School officials decided to invest in the added firepower after a number of violent incidents, said UC-Berkeley Police Sgt. Adan Tejada, who coordinates the new team.

In 1990, a mentally disturbed gunman killed a student and held 33 other people hostage for seven hours at a bar near campus. The standoff ended when city police stormed the bar, killing the man.

In 1991, a protest at university-owned "People's Park" turned violent and in 1992 park activist Rosebud Denovo, armed with a machete, broke into the home of Berkeley's chancellor. The chancellor and his wife escaped and Denovo was fatally shot by an officer from the Oakland department, which had been called in to assist.

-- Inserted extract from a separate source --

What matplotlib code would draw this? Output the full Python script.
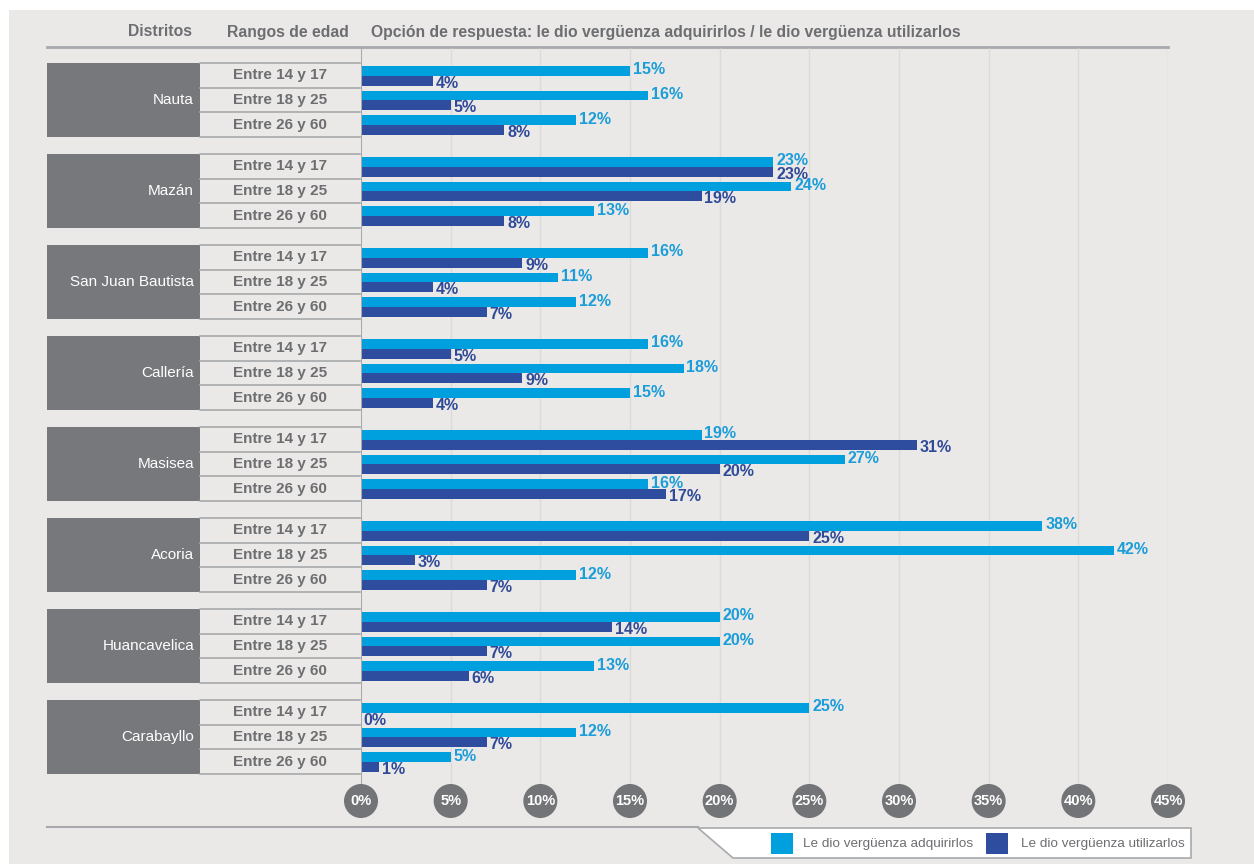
import matplotlib.pyplot as plt
from matplotlib.patches import Rectangle, Polygon
import numpy as np

plt.rcParams['font.family'] = ['Liberation Sans', 'DejaVu Sans']

distritos = ['Nauta', 'Mazán', 'San Juan Bautista', 'Callería',
             'Masisea', 'Acoria', 'Huancavelica', 'Carabayllo']
rangos = ['Entre 14 y 17', 'Entre 18 y 25', 'Entre 26 y 60']
# % que le dio vergüenza adquirirlos, por distrito y rango de edad
adquirir = [[15, 16, 12], [23, 24, 13], [16, 11, 12], [16, 18, 15],
            [19, 27, 16], [38, 42, 12], [20, 20, 13], [25, 12, 5]]
# % que le dio vergüenza utilizarlos
utilizar = [[4, 5, 8], [23, 19, 8], [9, 4, 7], [5, 9, 4],
            [31, 20, 17], [25, 3, 7], [14, 7, 6], [0, 7, 1]]
ticks = np.arange(0, 50, 5)

LIGHT = '#00a0df'
DARK = '#2f4d9f'
LIGHT_TXT = '#1b9dd9'
DARK_TXT = '#2f4a98'
GREY_TXT = '#6d6e71'
LINE = '#a7a9ac'
BLOCK = '#77787b'

W, H = 1254, 864
fig = plt.figure(figsize=(W / 100, H / 100), dpi=100)
fig.patch.set_facecolor('white')

# layout axes in pixel units
lay = fig.add_axes([0, 0, 1, 1])
lay.set_xlim(0, W)
lay.set_ylim(H, 0)
lay.axis('off')

# bar axes: 0..45% between x=361 and x=1168, y in pixels
X0, X1 = 361, 1168
ax = fig.add_axes([X0 / W, 0, (X1 - X0) / W, 1])
ax.set_xlim(0, 45)
ax.set_ylim(H, 0)
ax.axis('off')
ax.patch.set_alpha(0)

lay.add_patch(Rectangle((9, 10), W - 9, H - 10, fc='#ebe9e7', ec='none', zorder=0))

TOP = 63
ROW = 24.67
GAP = 17
PITCH = 3 * ROW + GAP
HEAD_Y = 47
CIRC_Y = 801

# headers
hkw = dict(fontsize=11.3, fontweight='bold', color=GREY_TXT, va='center')
lay.text(160, 32, 'Distritos', ha='center', **hkw)
lay.text(288, 32, 'Rangos de edad', ha='center', **hkw)
lay.text(371, 32, 'Opción de respuesta: le dio vergüenza adquirirlos / le dio vergüenza utilizarlos',
         ha='left', **hkw)
lay.plot([47, X1], [HEAD_Y, HEAD_Y], color=LINE, lw=2, zorder=2)

# grid and zero line
ax.vlines(ticks[1:], HEAD_Y + 1, CIRC_Y - 16, color='#dcdbda', lw=1, zorder=1)
ax.vlines(0, HEAD_Y + 1, CIRC_Y - 16, color=LINE, lw=1.5, zorder=4)

for g, name in enumerate(distritos):
    y0 = TOP + g * PITCH
    lay.add_patch(Rectangle((47, y0), 153, 3 * ROW, fc=BLOCK, ec='none', zorder=2))
    lay.text(194, y0 + 1.5 * ROW, name, ha='right', va='center',
             color='white', fontsize=11, zorder=3)
    for k in range(4):
        lay.plot([200, 360], [y0 + k * ROW] * 2, color=LINE, lw=1.2, zorder=2)
    for r, rango in enumerate(rangos):
        yr = y0 + r * ROW
        lay.text(280, yr + ROW / 2, rango, ha='center', va='center',
                 fontsize=11, fontweight='bold', color=GREY_TXT, zorder=3)
        a = adquirir[g][r]
        u = utilizar[g][r]
        ax.barh(yr + 7.8, a, height=9.8, color=LIGHT, zorder=3)
        ax.barh(yr + 17.6, u, height=9.8, color=DARK, zorder=3)
        ax.text(a + 0.15, yr + 6.8, f'{a}%', ha='left', va='center', fontsize=11.5,
                fontweight='bold', color=LIGHT_TXT, zorder=5)
        ax.text(u + 0.15, yr + 20, f'{u}%', ha='left', va='center', fontsize=11.5,
                fontweight='bold', color=DARK_TXT, zorder=5)

# tick bubbles
ax.scatter(ticks, [CIRC_Y] * len(ticks), s=600, color='#737477',
           edgecolors='none', zorder=6, clip_on=False)
for t in ticks:
    ax.text(t, CIRC_Y, f'{t}%', ha='center', va='center', color='white',
            fontsize=10.5, fontweight='bold', zorder=7, clip_on=False)

# bottom rule and legend
lay.plot([47, 698], [827, 827], color=LINE, lw=1.5, zorder=2)
lay.add_patch(Polygon([(698, 828), (1191, 828), (1191, 858), (733, 858)],
                      closed=True, fc='white', ec=LINE, lw=1.2, zorder=2))
lay.add_patch(Rectangle((771, 833), 22, 21, fc=LIGHT, ec='none', zorder=3))
lay.text(803, 844, 'Le dio vergüenza adquirirlos', ha='left', va='center',
         fontsize=9.7, color=GREY_TXT, zorder=3)
lay.add_patch(Rectangle((986, 833), 22, 21, fc=DARK, ec='none', zorder=3))
lay.text(1021, 844, 'Le dio vergüenza utilizarlos', ha='left', va='center',
         fontsize=9.7, color=GREY_TXT, zorder=3)

fig.savefig('out.png', dpi=100)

The university's team began training last December with a start-up cost of about $10,000, Tejada said.

Other universities with SWAT teams include Ohio State University, the University of Illinois and UC-Davis, about 60 miles east of Berkeley.

"It is obviously the kind of response that universities that are in urban settings and highly populated areas have to think about. They're small cities in many ways," Magrath said.

Schools with SWAT teams don't have to depend on local police, said Rex Rakow, president of the International Association of Campus Law Enforcement Administrators.